+++ RECORDED INFORMATION

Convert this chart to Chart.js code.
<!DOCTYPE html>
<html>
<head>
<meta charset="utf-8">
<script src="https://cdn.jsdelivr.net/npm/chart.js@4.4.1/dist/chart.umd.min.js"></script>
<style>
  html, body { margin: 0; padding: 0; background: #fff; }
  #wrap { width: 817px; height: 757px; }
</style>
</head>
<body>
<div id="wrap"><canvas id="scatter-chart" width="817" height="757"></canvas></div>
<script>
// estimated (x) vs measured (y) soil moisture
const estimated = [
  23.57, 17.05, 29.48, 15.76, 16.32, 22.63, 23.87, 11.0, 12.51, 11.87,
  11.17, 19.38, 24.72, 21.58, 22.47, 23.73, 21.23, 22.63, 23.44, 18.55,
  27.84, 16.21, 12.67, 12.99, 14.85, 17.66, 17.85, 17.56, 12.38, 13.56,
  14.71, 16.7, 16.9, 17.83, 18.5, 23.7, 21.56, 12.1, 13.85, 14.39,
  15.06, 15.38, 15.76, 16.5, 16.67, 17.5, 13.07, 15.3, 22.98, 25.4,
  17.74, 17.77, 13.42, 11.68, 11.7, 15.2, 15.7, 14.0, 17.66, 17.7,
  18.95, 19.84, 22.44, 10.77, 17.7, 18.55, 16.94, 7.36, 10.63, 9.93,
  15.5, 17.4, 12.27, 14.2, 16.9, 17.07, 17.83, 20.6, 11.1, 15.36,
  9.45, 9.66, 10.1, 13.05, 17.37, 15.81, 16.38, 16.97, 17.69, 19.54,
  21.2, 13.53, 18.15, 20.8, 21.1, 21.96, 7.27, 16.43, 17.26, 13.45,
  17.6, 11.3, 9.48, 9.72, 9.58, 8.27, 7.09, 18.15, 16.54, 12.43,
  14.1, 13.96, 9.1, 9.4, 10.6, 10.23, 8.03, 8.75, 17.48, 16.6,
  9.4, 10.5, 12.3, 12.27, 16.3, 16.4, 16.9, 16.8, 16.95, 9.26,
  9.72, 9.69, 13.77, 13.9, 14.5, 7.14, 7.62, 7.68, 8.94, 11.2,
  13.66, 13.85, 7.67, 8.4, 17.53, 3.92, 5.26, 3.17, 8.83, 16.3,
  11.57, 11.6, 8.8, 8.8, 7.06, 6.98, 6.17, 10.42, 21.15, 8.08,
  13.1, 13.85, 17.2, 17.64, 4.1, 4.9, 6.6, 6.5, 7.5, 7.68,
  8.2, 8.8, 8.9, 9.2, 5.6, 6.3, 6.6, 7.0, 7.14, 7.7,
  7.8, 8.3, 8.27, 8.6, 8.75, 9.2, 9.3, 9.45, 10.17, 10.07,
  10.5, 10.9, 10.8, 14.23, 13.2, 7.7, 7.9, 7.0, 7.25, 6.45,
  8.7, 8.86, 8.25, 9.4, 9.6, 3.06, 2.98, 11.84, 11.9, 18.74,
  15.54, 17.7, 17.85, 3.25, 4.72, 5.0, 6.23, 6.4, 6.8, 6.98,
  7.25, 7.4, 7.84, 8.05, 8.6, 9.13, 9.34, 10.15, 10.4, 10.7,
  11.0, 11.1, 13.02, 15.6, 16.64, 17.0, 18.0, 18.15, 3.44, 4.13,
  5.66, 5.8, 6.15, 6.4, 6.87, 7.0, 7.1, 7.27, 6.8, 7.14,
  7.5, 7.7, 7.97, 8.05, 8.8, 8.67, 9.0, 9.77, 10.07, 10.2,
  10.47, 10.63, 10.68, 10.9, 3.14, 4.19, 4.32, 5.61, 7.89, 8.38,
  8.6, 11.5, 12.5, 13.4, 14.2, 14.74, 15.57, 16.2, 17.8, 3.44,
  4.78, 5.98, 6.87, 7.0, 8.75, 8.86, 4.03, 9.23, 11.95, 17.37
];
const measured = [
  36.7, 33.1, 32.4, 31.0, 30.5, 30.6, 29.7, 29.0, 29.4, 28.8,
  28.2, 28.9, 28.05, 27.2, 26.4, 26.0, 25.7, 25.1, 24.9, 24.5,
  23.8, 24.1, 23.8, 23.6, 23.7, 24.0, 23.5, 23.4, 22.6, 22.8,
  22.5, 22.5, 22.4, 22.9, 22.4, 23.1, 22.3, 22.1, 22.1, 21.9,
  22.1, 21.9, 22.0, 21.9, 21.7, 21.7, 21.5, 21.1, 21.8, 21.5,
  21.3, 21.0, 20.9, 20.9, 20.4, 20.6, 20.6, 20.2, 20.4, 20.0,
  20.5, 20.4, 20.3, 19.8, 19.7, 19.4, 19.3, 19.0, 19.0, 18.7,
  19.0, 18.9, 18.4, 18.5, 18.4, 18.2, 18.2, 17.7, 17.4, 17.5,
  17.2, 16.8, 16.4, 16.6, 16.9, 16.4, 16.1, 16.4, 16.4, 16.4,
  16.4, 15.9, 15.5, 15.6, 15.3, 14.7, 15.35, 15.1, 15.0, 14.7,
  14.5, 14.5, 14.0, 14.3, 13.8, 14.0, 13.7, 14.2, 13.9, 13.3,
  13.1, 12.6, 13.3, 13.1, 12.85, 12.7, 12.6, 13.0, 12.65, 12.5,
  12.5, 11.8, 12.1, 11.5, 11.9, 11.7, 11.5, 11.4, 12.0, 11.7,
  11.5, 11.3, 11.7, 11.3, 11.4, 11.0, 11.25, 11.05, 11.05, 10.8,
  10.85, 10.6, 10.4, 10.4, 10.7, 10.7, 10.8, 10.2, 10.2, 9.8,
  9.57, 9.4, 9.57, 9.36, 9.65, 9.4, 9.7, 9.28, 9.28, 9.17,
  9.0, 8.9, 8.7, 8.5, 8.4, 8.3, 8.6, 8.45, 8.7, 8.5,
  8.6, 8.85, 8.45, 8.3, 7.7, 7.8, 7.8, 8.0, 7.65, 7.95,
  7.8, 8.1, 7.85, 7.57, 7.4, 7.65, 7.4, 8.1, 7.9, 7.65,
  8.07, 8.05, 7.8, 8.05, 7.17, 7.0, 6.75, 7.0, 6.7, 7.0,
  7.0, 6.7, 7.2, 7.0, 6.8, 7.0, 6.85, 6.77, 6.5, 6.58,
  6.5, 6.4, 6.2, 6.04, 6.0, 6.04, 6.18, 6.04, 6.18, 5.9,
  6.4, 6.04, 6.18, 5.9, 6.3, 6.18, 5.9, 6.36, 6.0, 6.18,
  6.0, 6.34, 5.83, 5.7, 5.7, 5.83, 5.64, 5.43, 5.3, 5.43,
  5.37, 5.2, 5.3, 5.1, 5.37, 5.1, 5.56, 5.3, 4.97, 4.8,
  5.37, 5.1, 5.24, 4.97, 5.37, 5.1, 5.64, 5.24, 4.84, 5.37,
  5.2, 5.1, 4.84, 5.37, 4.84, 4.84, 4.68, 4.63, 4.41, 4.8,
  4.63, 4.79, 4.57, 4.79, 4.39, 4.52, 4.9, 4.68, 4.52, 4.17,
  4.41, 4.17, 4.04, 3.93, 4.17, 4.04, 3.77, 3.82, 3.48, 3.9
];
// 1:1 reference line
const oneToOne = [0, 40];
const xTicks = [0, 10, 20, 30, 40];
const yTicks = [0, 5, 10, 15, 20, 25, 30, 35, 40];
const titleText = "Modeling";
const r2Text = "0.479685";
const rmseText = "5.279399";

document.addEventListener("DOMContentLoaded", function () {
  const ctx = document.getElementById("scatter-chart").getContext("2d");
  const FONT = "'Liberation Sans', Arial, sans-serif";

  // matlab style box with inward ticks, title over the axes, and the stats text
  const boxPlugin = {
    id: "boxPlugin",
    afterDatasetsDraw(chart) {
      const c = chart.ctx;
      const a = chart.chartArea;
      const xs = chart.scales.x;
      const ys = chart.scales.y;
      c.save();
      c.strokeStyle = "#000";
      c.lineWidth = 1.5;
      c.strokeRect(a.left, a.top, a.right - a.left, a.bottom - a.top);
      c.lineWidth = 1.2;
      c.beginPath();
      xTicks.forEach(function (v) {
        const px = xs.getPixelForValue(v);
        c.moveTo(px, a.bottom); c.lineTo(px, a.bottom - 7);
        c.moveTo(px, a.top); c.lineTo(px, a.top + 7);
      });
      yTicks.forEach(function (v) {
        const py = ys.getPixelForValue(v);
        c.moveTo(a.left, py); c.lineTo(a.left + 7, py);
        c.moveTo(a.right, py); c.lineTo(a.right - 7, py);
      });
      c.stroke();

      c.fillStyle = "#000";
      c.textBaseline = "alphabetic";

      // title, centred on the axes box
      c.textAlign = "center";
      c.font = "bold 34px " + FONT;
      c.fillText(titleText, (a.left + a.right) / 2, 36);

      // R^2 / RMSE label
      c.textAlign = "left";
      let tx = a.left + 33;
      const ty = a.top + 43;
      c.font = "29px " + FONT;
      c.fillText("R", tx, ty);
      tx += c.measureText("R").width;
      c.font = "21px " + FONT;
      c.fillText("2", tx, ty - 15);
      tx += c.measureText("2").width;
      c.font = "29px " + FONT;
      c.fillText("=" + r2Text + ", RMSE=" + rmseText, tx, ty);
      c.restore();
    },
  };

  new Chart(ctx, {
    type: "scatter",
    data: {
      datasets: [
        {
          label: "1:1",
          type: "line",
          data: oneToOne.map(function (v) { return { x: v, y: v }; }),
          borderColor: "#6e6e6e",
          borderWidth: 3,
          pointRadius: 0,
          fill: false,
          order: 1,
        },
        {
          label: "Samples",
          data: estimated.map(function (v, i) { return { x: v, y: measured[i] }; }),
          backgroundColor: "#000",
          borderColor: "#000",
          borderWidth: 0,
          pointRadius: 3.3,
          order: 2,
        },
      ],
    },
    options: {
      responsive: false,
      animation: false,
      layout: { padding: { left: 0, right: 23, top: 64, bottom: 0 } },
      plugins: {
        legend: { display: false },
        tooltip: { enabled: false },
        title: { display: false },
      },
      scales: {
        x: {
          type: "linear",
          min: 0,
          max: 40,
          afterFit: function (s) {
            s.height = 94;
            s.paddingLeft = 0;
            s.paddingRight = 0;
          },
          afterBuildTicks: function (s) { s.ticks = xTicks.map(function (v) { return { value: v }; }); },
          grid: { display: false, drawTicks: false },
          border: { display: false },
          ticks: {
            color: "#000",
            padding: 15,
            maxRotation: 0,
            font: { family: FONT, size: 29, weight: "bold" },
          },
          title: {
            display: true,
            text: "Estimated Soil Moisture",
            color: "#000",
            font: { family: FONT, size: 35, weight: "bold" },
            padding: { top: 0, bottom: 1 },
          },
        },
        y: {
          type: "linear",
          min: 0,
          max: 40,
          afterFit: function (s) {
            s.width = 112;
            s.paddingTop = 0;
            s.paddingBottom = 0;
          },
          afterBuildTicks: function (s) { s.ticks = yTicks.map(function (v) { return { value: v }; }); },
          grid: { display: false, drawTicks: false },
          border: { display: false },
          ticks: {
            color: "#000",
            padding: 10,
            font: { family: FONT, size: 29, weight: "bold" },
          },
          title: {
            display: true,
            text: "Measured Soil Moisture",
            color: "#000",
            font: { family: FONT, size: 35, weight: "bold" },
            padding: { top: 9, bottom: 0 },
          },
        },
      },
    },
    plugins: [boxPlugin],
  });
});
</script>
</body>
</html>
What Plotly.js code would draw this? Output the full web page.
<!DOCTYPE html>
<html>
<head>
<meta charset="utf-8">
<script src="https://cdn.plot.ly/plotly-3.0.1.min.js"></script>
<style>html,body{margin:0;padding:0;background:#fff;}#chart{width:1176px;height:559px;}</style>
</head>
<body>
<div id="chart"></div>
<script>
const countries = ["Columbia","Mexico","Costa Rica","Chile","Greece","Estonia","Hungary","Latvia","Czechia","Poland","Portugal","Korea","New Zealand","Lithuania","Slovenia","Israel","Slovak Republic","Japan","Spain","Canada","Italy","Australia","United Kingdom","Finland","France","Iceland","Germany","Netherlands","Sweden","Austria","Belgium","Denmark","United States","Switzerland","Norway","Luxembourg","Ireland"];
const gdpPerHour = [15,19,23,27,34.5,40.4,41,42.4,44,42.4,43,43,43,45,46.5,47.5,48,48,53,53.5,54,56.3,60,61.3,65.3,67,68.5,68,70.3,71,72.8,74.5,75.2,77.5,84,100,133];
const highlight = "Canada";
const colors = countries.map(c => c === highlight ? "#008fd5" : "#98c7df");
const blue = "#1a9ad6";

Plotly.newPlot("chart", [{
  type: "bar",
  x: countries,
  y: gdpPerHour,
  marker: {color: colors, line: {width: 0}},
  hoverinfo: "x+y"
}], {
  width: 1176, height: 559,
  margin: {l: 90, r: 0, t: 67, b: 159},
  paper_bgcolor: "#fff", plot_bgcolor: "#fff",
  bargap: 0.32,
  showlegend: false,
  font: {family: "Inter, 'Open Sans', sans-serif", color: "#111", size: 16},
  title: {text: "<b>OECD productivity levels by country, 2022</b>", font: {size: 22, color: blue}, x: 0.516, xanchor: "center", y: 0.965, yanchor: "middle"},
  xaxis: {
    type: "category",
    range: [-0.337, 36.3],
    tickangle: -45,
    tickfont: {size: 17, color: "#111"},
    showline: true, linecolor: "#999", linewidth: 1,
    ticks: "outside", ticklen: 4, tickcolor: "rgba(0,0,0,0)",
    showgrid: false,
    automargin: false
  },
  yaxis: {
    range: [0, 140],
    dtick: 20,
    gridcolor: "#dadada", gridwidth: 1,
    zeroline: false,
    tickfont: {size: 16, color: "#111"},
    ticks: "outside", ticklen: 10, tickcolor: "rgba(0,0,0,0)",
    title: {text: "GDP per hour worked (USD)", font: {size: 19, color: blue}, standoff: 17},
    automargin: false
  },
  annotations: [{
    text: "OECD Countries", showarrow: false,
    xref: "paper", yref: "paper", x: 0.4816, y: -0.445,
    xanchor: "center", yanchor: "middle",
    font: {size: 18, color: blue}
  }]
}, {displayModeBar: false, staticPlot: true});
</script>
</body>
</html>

++++++

*GIVEN EXERCISE*. Look through the material above. Copy each line where the word "this" appears.

*COMPLETED TASK*.
Convert this chart to Chart.js code.
What Plotly.js code would draw this? Output the full web page.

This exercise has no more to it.